Ke’Bryan Hayes’ contract is the kind of thing Cincinnati Reds fans want to be mad about, because it looks like the latest excuse for why they can’t go shopping. And yeah — paying real money for a glove-first third baseman on a team that desperately needs thump will always feel a little backwards.
But there’s a more uncomfortable truth: Hayes isn’t the problem. The Reds’ bigger issue is the financial crater left by Jeimer Candelario. That contract went from “finally, they spent” to “oh no, they spent like that.”
The Reds can live with Ke’Bryan Hayes, but Jeimer Candelario still haunts the books
Start with Hayes. Cincinnati brought him in because the hot corner is a place where rallies die when you can't complete routine plays. Hayes basically turns third base into a no-fly zone. He’s owed about $36 million from 2026–2029 (plus a 2030 option situation that includes a buyout), and the annual hit is in that manageable $7–8 million neighborhood.
If you’re paying for something, pay for certainty. Hayes gives you that. The bat? It’s fine-to-frustrating, and it’s why the deal will never feel “fun”. Hayes hit .235 with a .596 OPS in 2025, and his career line is basically a .253 average with modest pop. So he doesn’t fix the Reds’ offense. He just keeps the defense from being the reason they lose.
Now let’s talk about what’s actually choking the offseason. Candelario was the biggest free-agent swing this franchise had taken in a while — three years, $45 million — and it faceplanted. Cincinnati designated him for assignment in June 2025, and the organization is still on the hook for roughly $16 million through next season, including a big chunk of 2026 salary and a buyout. That’s the kind of dead money that stings.

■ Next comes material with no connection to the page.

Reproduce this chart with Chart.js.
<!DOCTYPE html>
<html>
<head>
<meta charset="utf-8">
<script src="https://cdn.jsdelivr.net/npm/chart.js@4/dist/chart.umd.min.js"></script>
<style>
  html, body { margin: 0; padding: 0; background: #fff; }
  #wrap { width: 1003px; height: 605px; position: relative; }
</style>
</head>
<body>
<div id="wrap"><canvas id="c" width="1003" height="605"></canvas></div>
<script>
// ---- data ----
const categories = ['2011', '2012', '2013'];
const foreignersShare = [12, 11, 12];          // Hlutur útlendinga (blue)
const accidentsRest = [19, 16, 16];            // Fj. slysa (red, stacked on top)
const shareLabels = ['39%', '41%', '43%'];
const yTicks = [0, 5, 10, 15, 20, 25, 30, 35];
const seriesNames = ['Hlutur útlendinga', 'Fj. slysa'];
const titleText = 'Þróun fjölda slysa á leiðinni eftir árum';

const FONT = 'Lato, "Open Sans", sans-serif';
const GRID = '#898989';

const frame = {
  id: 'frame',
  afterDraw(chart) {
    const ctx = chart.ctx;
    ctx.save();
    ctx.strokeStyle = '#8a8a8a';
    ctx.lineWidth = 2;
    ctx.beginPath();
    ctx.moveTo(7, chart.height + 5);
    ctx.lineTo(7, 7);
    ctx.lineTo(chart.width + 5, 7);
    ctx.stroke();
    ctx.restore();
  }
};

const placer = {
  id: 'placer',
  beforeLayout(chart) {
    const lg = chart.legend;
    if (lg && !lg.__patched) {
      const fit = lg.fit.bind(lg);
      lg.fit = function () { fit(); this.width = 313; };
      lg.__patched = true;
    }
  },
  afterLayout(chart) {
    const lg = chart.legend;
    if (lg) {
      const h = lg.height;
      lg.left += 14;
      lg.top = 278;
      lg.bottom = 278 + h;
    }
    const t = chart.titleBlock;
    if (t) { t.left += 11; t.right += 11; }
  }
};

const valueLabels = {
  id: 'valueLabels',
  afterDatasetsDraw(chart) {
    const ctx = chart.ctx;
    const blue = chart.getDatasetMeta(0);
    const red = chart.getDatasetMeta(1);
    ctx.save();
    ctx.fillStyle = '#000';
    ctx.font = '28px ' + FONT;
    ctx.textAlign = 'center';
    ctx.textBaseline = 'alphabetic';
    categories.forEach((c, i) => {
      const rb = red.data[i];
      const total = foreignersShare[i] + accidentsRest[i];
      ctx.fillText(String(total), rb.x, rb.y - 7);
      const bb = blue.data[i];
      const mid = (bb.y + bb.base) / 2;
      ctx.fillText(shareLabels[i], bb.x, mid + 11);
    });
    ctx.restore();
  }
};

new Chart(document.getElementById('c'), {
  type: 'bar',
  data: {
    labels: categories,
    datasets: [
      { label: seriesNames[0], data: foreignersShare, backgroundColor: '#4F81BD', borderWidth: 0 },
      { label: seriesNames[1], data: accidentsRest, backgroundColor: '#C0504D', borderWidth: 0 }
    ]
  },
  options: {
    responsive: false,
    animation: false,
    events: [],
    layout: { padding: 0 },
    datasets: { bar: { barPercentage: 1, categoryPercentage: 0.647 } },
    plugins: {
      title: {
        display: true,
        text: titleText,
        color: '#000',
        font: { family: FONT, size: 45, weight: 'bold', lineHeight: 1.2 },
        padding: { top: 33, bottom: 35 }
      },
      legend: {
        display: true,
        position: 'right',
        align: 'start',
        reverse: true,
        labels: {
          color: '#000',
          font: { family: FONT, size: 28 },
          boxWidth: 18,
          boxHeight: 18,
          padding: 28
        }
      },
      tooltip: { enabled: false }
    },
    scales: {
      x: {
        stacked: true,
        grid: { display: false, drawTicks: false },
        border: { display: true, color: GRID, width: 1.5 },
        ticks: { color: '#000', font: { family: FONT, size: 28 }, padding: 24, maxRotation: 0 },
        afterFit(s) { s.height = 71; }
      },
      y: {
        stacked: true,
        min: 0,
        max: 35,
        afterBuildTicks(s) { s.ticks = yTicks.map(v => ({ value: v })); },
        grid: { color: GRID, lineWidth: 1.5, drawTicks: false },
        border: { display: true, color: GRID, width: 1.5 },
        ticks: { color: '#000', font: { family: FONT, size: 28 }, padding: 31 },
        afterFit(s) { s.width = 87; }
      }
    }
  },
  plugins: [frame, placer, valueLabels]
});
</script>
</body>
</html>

It’s happening at the worst possible time, because the Reds have already basically told you what the limits are. President of baseball operations Nick Krall has said the 2026 payroll should be around the same as 2025. And 2025 finished in the rough $116–$119 million range depending on whose accounting you trust.
So if you’re wondering why Cincinnati can’t just “add a real bat” or “swing a major trade,” look at the check they’re still writing to a guy who isn’t even on the roster. Hayes’ money is annoying, in theory. Candelario’s money is suffocating in practice.